If you have run the previous experiment, you may have realized that:
- Both the validation and test results vary, as their samples are different.
- The chosen hypothesis is often the best one, but this is not always the case.
Unfortunately, relying on the validation and testing phases of samples brings uncertainty, along with a reduction of the learning examples dedicated to training (the fewer the examples, the more the variance of the estimates from the model).
A solution would be to use cross-validation, and Scikit-learn offers a complete module for cross-validation and performance evaluation (sklearn.model_selection).
By resorting to cross-validation, you'll just need to separate your data into a training and test set, and you will be able to use the training data for both model optimization and model training.
How does cross-validation work? The idea is to divide your training data into a certain number of partitions (called folds) and train your model as many times as the number of partitions there are, keeping out a different partition every time from the training phase. After every model training, you will test the result on the fold that is left out and store it away. In the end, you will have as many results as there are folds, and you can calculate both the average and standard deviation on them:
In the preceding graphical example, the chart depicts a dataset that's been divided into five equally sized folds, which are differently used, depending on the iteration, as part of the train or test set during the machine learning process.
The standard deviation will provide a hint on how your model is influenced by the data that is provided for training (the variance of the model, actually), and the mean provides a fair estimate of its general performance. Using the mean of the cross-validation results obtained from different models (because of a different model type employed, or because a different selection of the training variables has been used, or because the different hyperparameters of the model), you can confidently choose the best performing hypothesis to be tested for general performance.

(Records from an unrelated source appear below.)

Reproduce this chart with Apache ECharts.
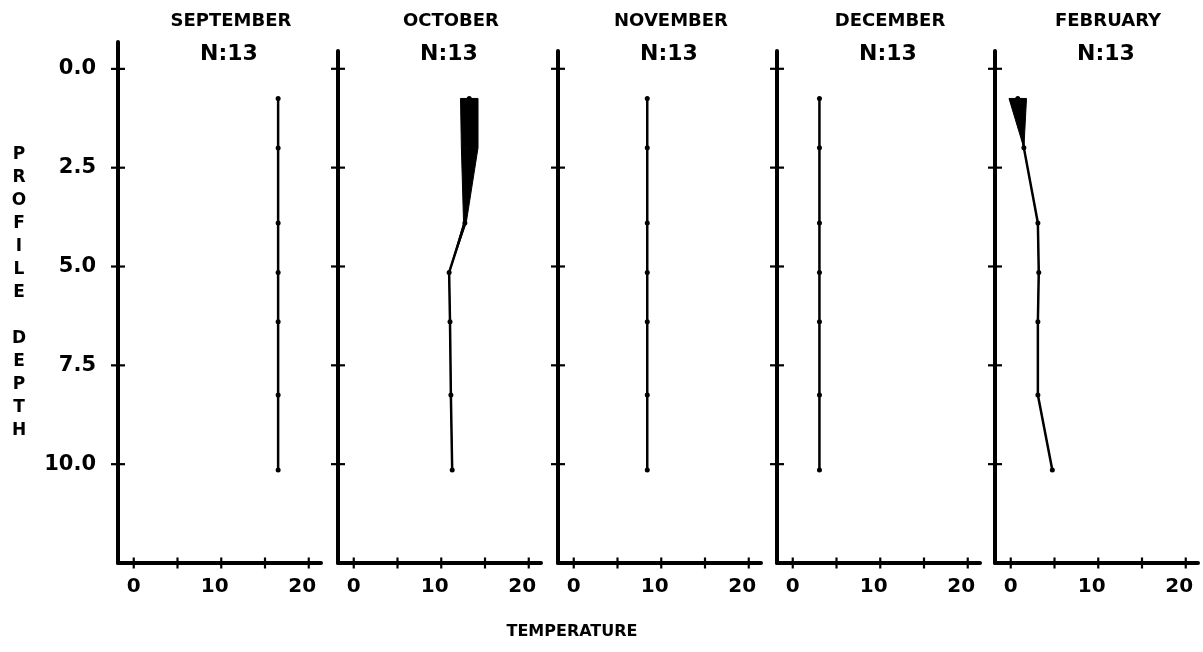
<!DOCTYPE html>
<html>
<head>
<meta charset="utf-8">
<script src="https://cdn.jsdelivr.net/npm/echarts@6/dist/echarts.min.js"></script>
<style>
  html, body { margin: 0; padding: 0; background: #fff; }
  #chart { width: 1203px; height: 652px; }
</style>
</head>
<body>
<div id="chart"></div>
<script>
// Monthly temperature profiles: sampled depths and the lowest / highest
// temperature measured at each depth.
const months = ['SEPTEMBER', 'OCTOBER', 'NOVEMBER', 'DECEMBER', 'FEBRUARY'];
const sampleCounts = [13, 13, 13, 13, 13];
const depths = [0.75, 2.0, 3.9, 5.15, 6.4, 8.25, 10.15];

const septLow  = [16.5, 16.5, 16.5, 16.5, 16.5, 16.5, 16.5];
const septHigh = [16.5, 16.5, 16.5, 16.5, 16.5, 16.5, 16.5];
const octLow   = [12.2, 12.3, 12.55, 10.9, 11.0, 11.1, 11.25];
const octHigh  = [14.2, 14.2, 12.85, 10.9, 11.0, 11.1, 11.25];
const novLow   = [8.4, 8.4, 8.4, 8.4, 8.4, 8.4, 8.4];
const novHigh  = [8.4, 8.4, 8.4, 8.4, 8.4, 8.4, 8.4];
const decLow   = [3.05, 3.05, 3.05, 3.05, 3.05, 3.05, 3.05];
const decHigh  = [3.05, 3.05, 3.05, 3.05, 3.05, 3.05, 3.05];
const febLow   = [-0.2, 1.5, 3.1, 3.2, 3.1, 3.1, 4.75];
const febHigh  = [1.8, 1.5, 3.1, 3.2, 3.1, 3.1, 4.75];

const depthTicks = [0, 2.5, 5, 7.5, 10];
const tempTicks = [0, 5, 10, 15, 20];
const tempLabelValues = [0, 10, 20];

const lows = [septLow, octLow, novLow, decLow, febLow];
const highs = [septHigh, octHigh, novHigh, decHigh, febHigh];

// axis ranges
const TEMP_MIN = -1.8, TEMP_MAX = 21.4;
const DEPTH_MAX = 12.5;
const depthMin = [-0.68, -0.45, -0.45, -0.45, -0.45];

// panel layout
const panelLeft = [118, 338, 558, 777, 995];
const panelWidth = 203;
const panelTop = [42, 51, 51, 51, 51];
const panelBottom = 89;

const INK = '#000';
const SANS = '"DejaVu Sans", sans-serif';
const labelFont = { fontFamily: SANS, fontWeight: 'bold', fontSize: 20, color: INK };

const grids = [], xAxes = [], yAxes = [], series = [], graphics = [];

// small cross-shaped tick mark centred on an axis line
function crossTick(horizontal, half) {
  return (params, api) => {
    const p = api.coord([api.value(0), api.value(1)]);
    const shape = horizontal
      ? { x1: p[0] - half, y1: p[1], x2: p[0] + half, y2: p[1] }
      : { x1: p[0], y1: p[1] - half, x2: p[0], y2: p[1] + half };
    return { type: 'line', shape: shape, style: { stroke: INK, lineWidth: 2.2 } };
  };
}

months.forEach((name, i) => {
  grids.push({ left: panelLeft[i], width: panelWidth, top: panelTop[i], bottom: panelBottom });

  xAxes.push({
    gridIndex: i, type: 'value', min: TEMP_MIN, max: TEMP_MAX, position: 'bottom',
    splitLine: { show: false },
    axisLine: { show: true, onZero: false, lineStyle: { color: INK, width: 4 } },
    axisTick: { show: false },
    axisLabel: {
      show: true, customValues: tempLabelValues, margin: 14,
      formatter: v => (v >= 10 ? '{w|' + v + '}' : '{n|' + v + '}'),
      rich: { n: labelFont, w: Object.assign({ padding: [0, 13, 0, 0] }, labelFont) }
    }
  });

  yAxes.push({
    gridIndex: i, type: 'value', inverse: true, min: depthMin[i], max: DEPTH_MAX, position: 'left',
    splitLine: { show: false },
    axisLine: { show: true, onZero: false, lineStyle: { color: INK, width: 4 } },
    axisTick: { show: false },
    axisLabel: {
      show: i === 0, customValues: depthTicks, margin: 22,
      formatter: v => v.toFixed(1),
      fontFamily: SANS, fontWeight: 'bold', fontSize: 21, color: INK
    }
  });

  // tick crosses on both axes
  series.push({
    type: 'custom', xAxisIndex: i, yAxisIndex: i, silent: true, clip: false, z: 4,
    data: depthTicks.map(d => [TEMP_MIN, d]),
    encode: { x: 0, y: 1 },
    renderItem: crossTick(true, 7)
  });
  series.push({
    type: 'custom', xAxisIndex: i, yAxisIndex: i, silent: true, clip: false, z: 4,
    data: tempTicks.map(t => [t, DEPTH_MAX]),
    encode: { x: 0, y: 1 },
    renderItem: crossTick(false, 5.5)
  });

  const low = lows[i], high = highs[i];

  // shaded range between the lowest and highest profile
  series.push({
    type: 'custom',
    xAxisIndex: i, yAxisIndex: i,
    data: depths.map((d, k) => [low[k], high[k], d]),
    encode: { x: [0, 1], y: 2 },
    silent: true,
    z: 2,
    renderItem: (params, api) => {
      const k = params.dataIndex;
      if (k >= depths.length - 1) return null;
      const pts = [
        api.coord([low[k], depths[k]]),
        api.coord([high[k], depths[k]]),
        api.coord([high[k + 1], depths[k + 1]]),
        api.coord([low[k + 1], depths[k + 1]])
      ];
      return { type: 'polygon', shape: { points: pts }, style: { fill: INK, stroke: INK, lineWidth: 1 } };
    }
  });

  // mean profile line with sample markers
  series.push({
    type: 'line',
    xAxisIndex: i, yAxisIndex: i,
    data: depths.map((d, k) => [(low[k] + high[k]) / 2, d]),
    symbol: 'circle', symbolSize: 5,
    lineStyle: { color: INK, width: 2.5 },
    itemStyle: { color: INK },
    z: 3,
    silent: true
  });

  const cx = panelLeft[i] + 111;
  graphics.push({
    type: 'text', x: cx + 2, y: 21,
    style: { text: name, fill: INK, font: 'bold 18px ' + SANS, align: 'center', verticalAlign: 'middle' }
  });
  graphics.push({
    type: 'text', x: cx, y: 54,
    style: { text: 'N:' + sampleCounts[i], fill: INK, font: 'bold 22px ' + SANS, align: 'center', verticalAlign: 'middle' }
  });
});

graphics.push({
  type: 'text', x: 19, y: 293,
  style: {
    text: 'PROFILE DEPTH'.split('').join('\n'),
    fill: INK, font: 'bold 17px ' + SANS, align: 'center', verticalAlign: 'middle', lineHeight: 23
  }
});
graphics.push({
  type: 'text', x: 572, y: 632,
  style: { text: 'TEMPERATURE', fill: INK, font: 'bold 16px ' + SANS, align: 'center', verticalAlign: 'middle' }
});

const chart = echarts.init(document.getElementById('chart'), null, { renderer: 'canvas' });
chart.setOption({
  backgroundColor: '#fff',
  animation: false,
  grid: grids,
  xAxis: xAxes,
  yAxis: yAxes,
  series: series,
  graphic: graphics
});
</script>
</body>
</html>
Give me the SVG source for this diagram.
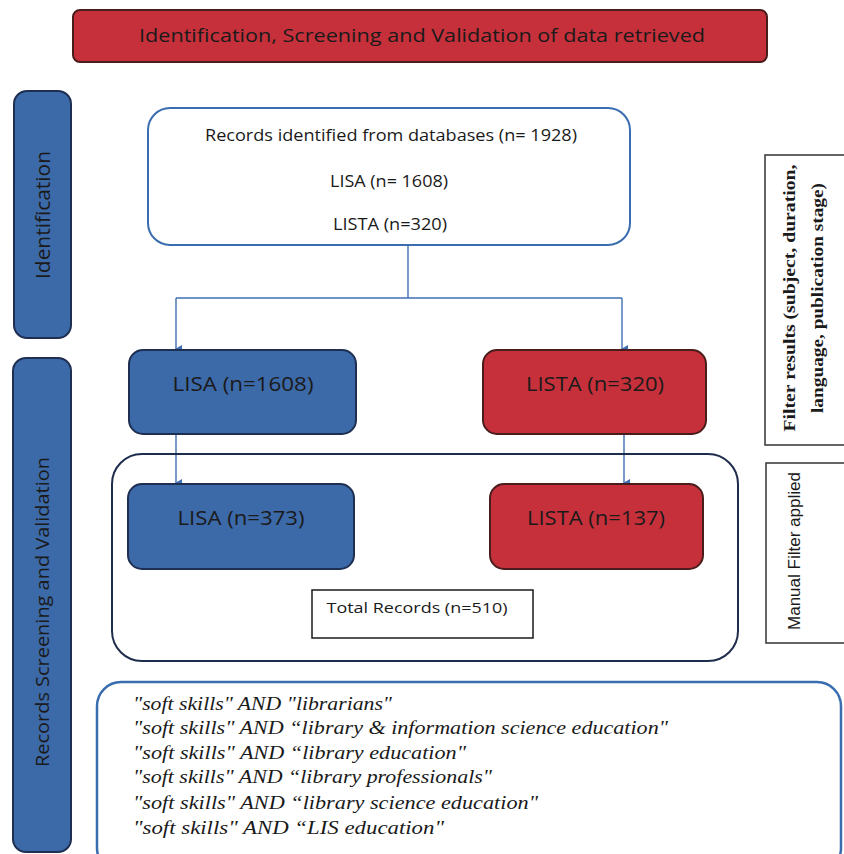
<svg xmlns="http://www.w3.org/2000/svg" width="844" height="854" viewBox="0 0 844 854">
<defs>
<marker id="ah" markerWidth="8" markerHeight="8" refX="4" refY="6" orient="auto-start-reverse" markerUnits="userSpaceOnUse" viewBox="0 0 8 8">
<path d="M0,0 L8,0 L4,7 Z" fill="#3f6fb5"/>
</marker>
</defs>
<style>
.sans{font-family:"Open Sans","Liberation Sans",sans-serif;fill:#1a1a1a}
.blue{fill:#3c69a8;stroke:#1f2f52;stroke-width:2}
.red{fill:#c6303a;stroke:#4a1c1c;stroke-width:2}
.conn{stroke:#3f6fb5;stroke-width:1.4;fill:none}
.ital{font-family:"Liberation Serif",serif;font-style:italic;font-size:18px;fill:#1a1a1a}
</style>
<rect width="844" height="854" fill="#ffffff"/>

<g id="banner">
<rect x="73" y="10" width="694" height="52" rx="7" class="red"/>
<text x="422" y="42" text-anchor="middle" class="sans" font-size="18" textLength="566" lengthAdjust="spacingAndGlyphs">Identification, Screening and Validation of data retrieved</text>
</g>

<g id="side-identification">
<rect x="14" y="91" width="57" height="247" rx="13" class="blue"/>
<text transform="translate(50,215) rotate(-90)" text-anchor="middle" class="sans" font-size="20" textLength="128" lengthAdjust="spacingAndGlyphs">Identification</text>
</g>

<g id="side-screening">
<rect x="13" y="358" width="58" height="494" rx="13" class="blue"/>
<text transform="translate(49,612) rotate(-90)" text-anchor="middle" class="sans" font-size="19" textLength="310" lengthAdjust="spacingAndGlyphs">Records Screening and Validation</text>
</g>

<g id="records-identified">
<rect x="148" y="108" width="482" height="137" rx="22" fill="#ffffff" stroke="#3a6db0" stroke-width="2"/>
<text x="391" y="141" text-anchor="middle" class="sans" font-size="16" textLength="372" lengthAdjust="spacingAndGlyphs">Records identified  from databases (n= 1928)</text>
<text x="389" y="187" text-anchor="middle" class="sans" font-size="16" textLength="118" lengthAdjust="spacingAndGlyphs">LISA (n= 1608)</text>
<text x="390" y="230" text-anchor="middle" class="sans" font-size="16" textLength="114" lengthAdjust="spacingAndGlyphs">LISTA (n=320)</text>
</g>

<g id="connectors">
<path d="M408,245 V298" class="conn"/>
<path d="M176,298 H622" class="conn"/>
<path d="M176,298 V349" class="conn" marker-end="url(#ah)"/>
<path d="M622,298 V349" class="conn" marker-end="url(#ah)"/>
<path d="M176,435 V483" class="conn" marker-end="url(#ah)"/>
<path d="M624,435 V483" class="conn" marker-end="url(#ah)"/>
</g>

<g id="lisa-1608">
<rect x="129" y="350" width="227" height="84" rx="14" class="blue"/>
<text x="243" y="391" text-anchor="middle" class="sans" font-size="20" textLength="141" lengthAdjust="spacingAndGlyphs">LISA (n=1608)</text>
</g>

<g id="lista-320">
<rect x="483" y="350" width="223" height="84" rx="14" class="red"/>
<text x="595" y="391" text-anchor="middle" class="sans" font-size="20" textLength="138" lengthAdjust="spacingAndGlyphs">LISTA (n=320)</text>
</g>

<g id="manual-group">
<rect x="112" y="454" width="626" height="207" rx="30" fill="none" stroke="#1f2d4d" stroke-width="2"/>
</g>

<g id="lisa-373">
<rect x="128" y="484" width="226" height="85" rx="14" class="blue"/>
<text x="241" y="525" text-anchor="middle" class="sans" font-size="20" textLength="127" lengthAdjust="spacingAndGlyphs">LISA (n=373)</text>
</g>

<g id="lista-137">
<rect x="490" y="484" width="213" height="85" rx="14" class="red"/>
<text x="596" y="525" text-anchor="middle" class="sans" font-size="20" textLength="138" lengthAdjust="spacingAndGlyphs">LISTA (n=137)</text>
</g>

<g id="total-records">
<rect x="312" y="590" width="221" height="48" fill="#ffffff" stroke="#1a1a1a" stroke-width="1.5"/>
<text x="417" y="613" text-anchor="middle" class="sans" font-size="15" textLength="181" lengthAdjust="spacingAndGlyphs">Total Records (n=510)</text>
</g>

<g id="filter-results">
<rect x="765" y="155" width="85" height="290" fill="#ffffff" stroke="#333333" stroke-width="1.5"/>
<text transform="translate(795,298) rotate(-90)" text-anchor="middle" font-family="Liberation Serif,serif" font-weight="bold" font-size="17" fill="#1a1a1a" textLength="267" lengthAdjust="spacingAndGlyphs">Filter results (subject, duration,</text>
<text transform="translate(823,298) rotate(-90)" text-anchor="middle" font-family="Liberation Serif,serif" font-weight="bold" font-size="17" fill="#1a1a1a" textLength="230" lengthAdjust="spacingAndGlyphs">language, publication stage)</text>
</g>

<g id="manual-filter">
<rect x="766" y="463" width="85" height="180" fill="#ffffff" stroke="#333333" stroke-width="1.5"/>
<text transform="translate(800,551) rotate(-90)" text-anchor="middle" font-family="Liberation Sans,sans-serif" font-size="16" fill="#1a1a1a" textLength="158" lengthAdjust="spacingAndGlyphs">Manual Filter applied</text>
</g>

<g id="search-strings">
<rect x="97" y="682" width="744" height="190" rx="24" fill="#ffffff" stroke="#3a6db0" stroke-width="2.5"/>
<text x="133" y="710" class="ital" textLength="259" lengthAdjust="spacingAndGlyphs">"soft skills" AND "librarians"</text>
<text x="133" y="734" class="ital" textLength="535" lengthAdjust="spacingAndGlyphs">"soft skills" AND “library &amp; information science education"</text>
<text x="133" y="759" class="ital" textLength="333" lengthAdjust="spacingAndGlyphs">"soft skills" AND “library education"</text>
<text x="133" y="783" class="ital" textLength="359" lengthAdjust="spacingAndGlyphs">"soft skills" AND “library professionals"</text>
<text x="133" y="809" class="ital" textLength="405" lengthAdjust="spacingAndGlyphs">"soft skills" AND “library science education"</text>
<text x="133" y="834" class="ital" textLength="311" lengthAdjust="spacingAndGlyphs">"soft skills" AND “LIS education"</text>
</g>
</svg>
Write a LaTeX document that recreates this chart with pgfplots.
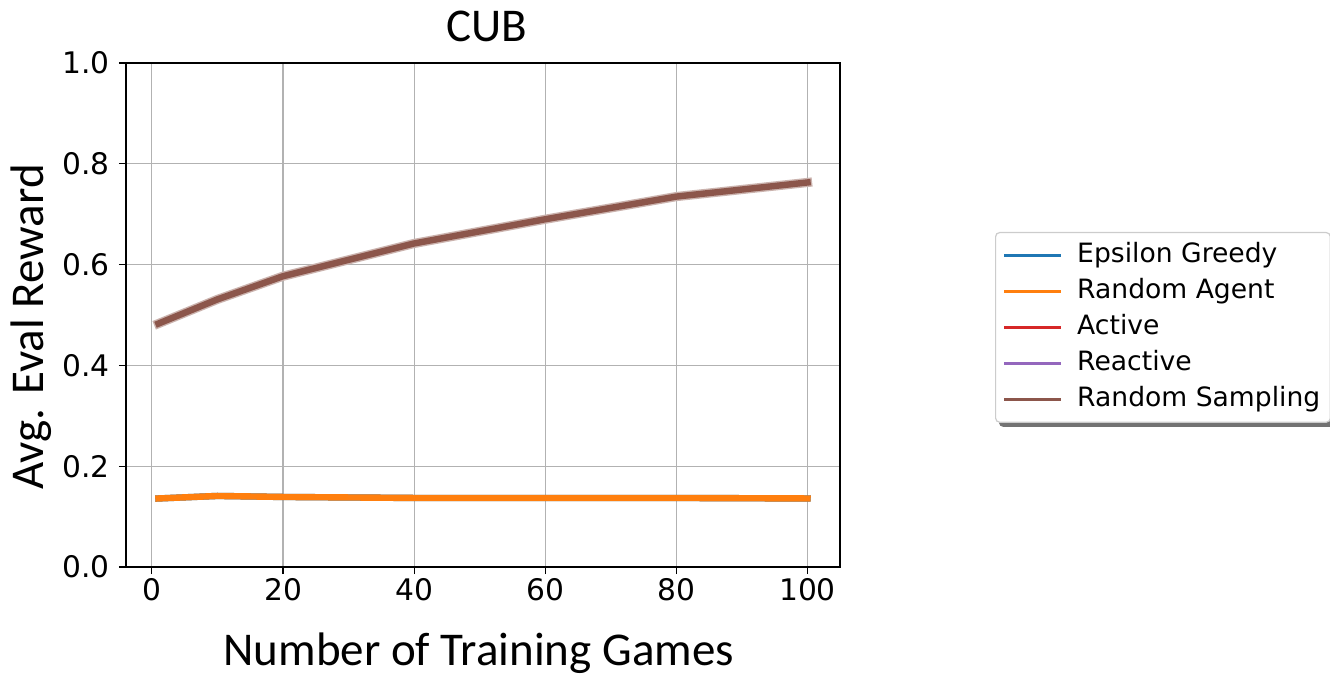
\documentclass[border=0pt]{standalone}
\usepackage{pgfplots}
\pgfplotsset{compat=1.18}
\usepackage{fontspec}
\setmainfont{DejaVu Sans}
\newfontfamily\carlito{Carlito}
\usetikzlibrary{backgrounds}

\definecolor{tabblue}{HTML}{1F77B4}
\definecolor{taborange}{HTML}{FF7F0E}
\definecolor{tabred}{HTML}{D62728}
\definecolor{tabpurple}{HTML}{9467BD}
\definecolor{tabbrown}{HTML}{8C564B}

% one table per group of curves
\pgfplotstableread{
x   y
1   0.136
10  0.141
20  0.139
40  0.137
60  0.137
80  0.137
100 0.136
}\lowcurve
\pgfplotstableread{
x   y
1   0.483
10  0.531
20  0.577
40  0.642
60  0.690
80  0.735
100 0.763
}\highcurve

\begin{document}
\begin{tikzpicture}
\begin{axis}[
    scale only axis,
    width=357pt, height=252pt,
    xmin=-3.95, xmax=104.95,
    ymin=0, ymax=1,
    xtick={0,20,40,60,80,100},
    xticklabels={0,20,40,60,80,100},
    ytick={0,0.2,0.4,0.6,0.8,1},
    yticklabels={0.0,0.2,0.4,0.6,0.8,1.0},
    tick align=outside, tick pos=left,
    major tick length=3.5pt,
    tick style={black, line width=0.6pt},
    grid=major,
    grid style={black!30, line width=0.6pt},
    axis line style={line width=0.7pt},
    ticklabel style={font=\fontsize{14.85}{16}\selectfont, inner sep=0pt},
    yticklabel style={xshift=-4.5pt},
    xticklabel style={yshift=-2pt},
    clip=false,
    legend cell align=left,
    legend image code/.code={\draw[#1, line width=1.3pt] (0pt,0pt) -- (27.5pt,0pt);},
    legend style={
        name=leg,
        at={(1.2171,0.6647)}, anchor=north west,
        draw=black!20, line width=0.6pt, rounded corners=2pt, fill=white,
        font=\fontsize{13.3}{16}\selectfont,
        inner xsep=4pt, inner ysep=4.15pt,
        column sep=7pt, row sep=3.5pt,
        nodes={inner sep=1pt, text height=9.7pt, text depth=2.8pt},
    },
]
\addplot[tabblue, line width=3.2pt, line cap=rect] table[x=x,y=y] {\lowcurve};
\addlegendentry{Epsilon Greedy}
\addplot[taborange, line width=3.2pt, line cap=rect] table[x=x,y=y] {\lowcurve};
\addlegendentry{Random Agent}
\addplot[tabred, line width=3.2pt, line cap=rect] table[x=x,y=y] {\highcurve};
\addlegendentry{Active}
\addplot[tabpurple, line width=3.2pt, line cap=rect] table[x=x,y=y] {\highcurve};
\addlegendentry{Reactive}
% faint band round the last curve
\addplot[tabbrown!45, line width=4.6pt, line cap=rect, forget plot] table[x=x,y=y] {\highcurve};
\addplot[tabbrown, line width=3.2pt, line cap=rect] table[x=x,y=y] {\highcurve};
\addlegendentry{Random Sampling}

\node[font=\carlito\fontsize{23.5}{28}\selectfont, anchor=base, inner sep=0pt]
    at (rel axis cs:0.505,1.0417) {CUB};
\node[font=\carlito\fontsize{23.5}{28}\selectfont, anchor=base west, inner sep=0pt]
    at (rel axis cs:0.1359,-0.196) {Number of Training Games};
\node[font=\carlito\fontsize{23.5}{28}\selectfont, anchor=base west, inner sep=0pt, rotate=90]
    at (rel axis cs:-0.1162,0.1528) {Avg. Eval Reward};
\end{axis}
% legend shadow, as matplotlib draws it
\begin{scope}[on background layer]
\fill[black!55, rounded corners=2pt]
    ([shift={(2pt,-2pt)}]leg.south west) rectangle ([shift={(2pt,-2pt)}]leg.north east);
\end{scope}
\pgfresetboundingbox
\path[use as bounding box] (-63pt,-55pt) rectangle (602pt,283.5pt);
\end{tikzpicture}
\end{document}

Let's execute an example in order to see cross-validation in action. At this point, we can review the previous evaluation of three possible hypotheses for our digits dataset:
In: choosen_random_state = 1
cv_folds = 10 # Try 3, 5 or 20
eval_scoring='accuracy' # Try also f1
workers = -1 # this will use all your CPU power
X_train, X_test, y_train, y_test = model_selection.train_test_split(
X, y,
test_size=0.30,
random_state=choosen_random_state)
for hypothesis in [h1, h2, h3]:
scores = model_selection.cross_val_score(hypothesis,
X_train, y_train,
cv=cv_folds, scoring= eval_scoring, n_jobs=workers)
print ("%s -> cross validation accuracy: mean = %0.3f
std = %0.3f" % (hypothesis, np.mean(scores),
np.std(scores)))
Out: LinearSVC(C=1.0, class_weight=None, dual=True, fit_intercept=True,
intercept_scaling=1, loss='squared_hinge', max_iter=1000,
multi_class='ovr', penalty='l2', random_state=None, tol=0.0001,
verbose=0) -> cross validation accuracy: mean = 0.930 std = 0.021
SVC(C=1.0, cache_size=200, class_weight=None, coef0=0.0,
decision_function_shape=None, degree=3, gamma=0.001, kernel='rbf',
max_iter=-1, probability=False, random_state=None, shrinking=True,
tol=0.001, verbose=False) -> cross validation accuracy:
mean = 0.990 std = 0.007
SVC(C=1.0, cache_size=200, class_weight=None, coef0=0.0,
decision_function_shape=None, degree=3, gamma='auto', kernel='poly',
max_iter=-1, probability=False, random_state=None, shrinking=True,
tol=0.001, verbose=False) -> cross validation accuracy:
mean = 0.987 std = 0.010
The core of the script is the model_selection.cross_val_score function. The function in our script receives the following parameters:
- A learning algorithm (estimator)
- A training set of predictors (X)
- A target variable (y)
- The number of cross-validation folds (cv)
- A scoring function (scoring)
- The number of CPUs to be used (n_jobs)
Given such an input, the function wraps some other complex functions. It creates n-iterations, training a model of the n-cross-validation in-samples, testing the results, and storing scores derived at each iteration from the out-of-sample fold. In the end, the function reports a list of the recorded scores of this kind:
In: scores
Out: array([ 0.96899225, 0.96899225, 0.9921875, 0.98412698, 0.99206349,
1, 1., 0.984, 0.99186992, 0.98347107])
The main advantage of using cross_val_score resides in its simplicity of usage and in the fact that it automatically incorporates all of the necessary steps for a correct cross-validation. For example, when deciding on how to split the training sample into folds, if a y vector is provided, it keeps the same target class label's proportion in each fold as it was in the y that was initially provided.